Что объединяло этих последних? Казакевич писал в дневнике: «Их объединяет не организация, и не обшая идеология, и не общая любовь, и не зависть, а нечто более сильное и глубокое — бездарность. К чему удивляться их круговой поруке, их спаянности, их организованности, их настойчивости? Бездарность великая цепь, великий тайный орден, франкмасонский знак, который они узнают друг на друге моментально И который их сближает как старообрядческое двуперстие — раскольников» (с. 272).

«Заединщики», как их позже станут называть, они будут вместе травить «Новый мир» и защищать друг друга, когда выяснится, что за Сурова писали пьесы «литературные негры» (те самые «космополиты», которых он изничтожал на собраниях), когда будут разбираться в Союзе писателей факты «бытового разложения» типа ставшей знаменитой на всю Москву драки напившихся Сурова и Бубеннова.

Но эта «банда антисемитов», как назовет их позже Фадеев, не смогла бы действовать, не будь поддержки сверху. В случае с антикосмополитической кампанией Фадеев в своей борьбе с Шепиловым сам ее спровоцировал. А дальше машина заработала в автономном режиме. Разболелись, к примеру, старые раны Суркова: с юных лет на комсомольской и партийной работе, вполне бездарный поэт, привыкший главенствовать литературный чиновник, он не мог смириться с пастернаковской свободой и с его талантом, постоянно выступая против него, после войны Сурков разразился разгромной статьей в «Культуре и жизни». Эти люди в силе: от них зависит издание книг, а то и сама жизнь писателей. От Тарасенкова опять требуют покаяния — Вишневский, Фадеев, Симонов. Люди, для которых раздвоенность стала нормой и которые не могут простить Пастернаку его цельности и внутренней свободы.

Давление растет, и Тарасенков вторично отрекается от Пастернака (позже Белкина скажет, что хорошо, что он не дожил до нобелевской травли Пастернака — ему пришлось бы отрекаться и в третий раз). Он пишет страшные статьи, бросая в адрес обожаемого им поэта расстрельные обвинения. «Тарасенков страстный поклонник Пастернака. У него в толстых папках собраны вырезки любых статей, где только упоминается его имя, что не мешает ему активно участвовать во всех критических налетах на него. Он это делал с грациозным бесстыдством, не обременяя себя ни колебаниями, ни раскаянием. Написав что‑нибудь наставительное в адрес Пастернака, звонил ему через несколько дней и выпрашивал его новые стихотворения» (с. 218).

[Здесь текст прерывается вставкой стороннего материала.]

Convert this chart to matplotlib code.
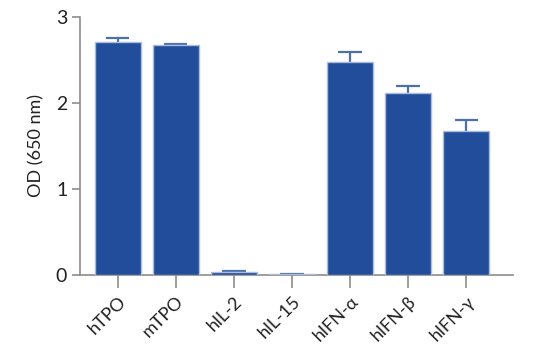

И на своей должности в «Советском писателе» Тарасенков ведет себя как его старшие товарищи — Фадеев, Симонов: «Он освобождался от евреев–редакторов, желая вывести из‑под удара издания и себя, а затем уже потихоньку старался помочь собратьям» (с. 215). И, будучи тяжело больным, ходит на эти страшные собрания: «…в СП было страшноватое собрание, на котором Толя сделал страшноватый доклад, — записывает Наталья Соколова. — Словом, все как положено. Чем ближе к нему человек, тем яростнее Толя его изничтожает. Особенно, говорит, насчет грязного эстета Данина… Т[оля] умудрился вымазаться в грязи даже тогда, когда нож не приставлен к горлу» (с. 276).

Он избавляется от своего ближайшего друга Данина, с которым был знаком с ранней юности. Так же вели себя Фадеев с Альтманом, Симонов с Борщаговском… Белкина пытается усовестить мужа. Из ее воспоминаний: “«Но как же ты можешь? Это же твой друг?» — «Вот именно потому, что он мой друг, и все это знают, я должен его критиковать! Критикуют меня, я критикую его!.. И потом он попал в эпицентр — ему будет худо, его не будут печатать, и ему будет не черта жрать, а если я сейчас выступлю с критикой его, я потом смогу давать ему работу, а защитить его я все равно не в силах! Ты ничего не понимаешь, не суйся. Мне тошно и без тебя!..» A он любил Данина, ценил его талант… Нет, право же, порой мне кажется, что для того, чтобы объяснить нас тех времен нам же самим… нужен Достоевский!» (с. 276). Наверное, он помог бы понять, что перед нами — чистая смердяковщина.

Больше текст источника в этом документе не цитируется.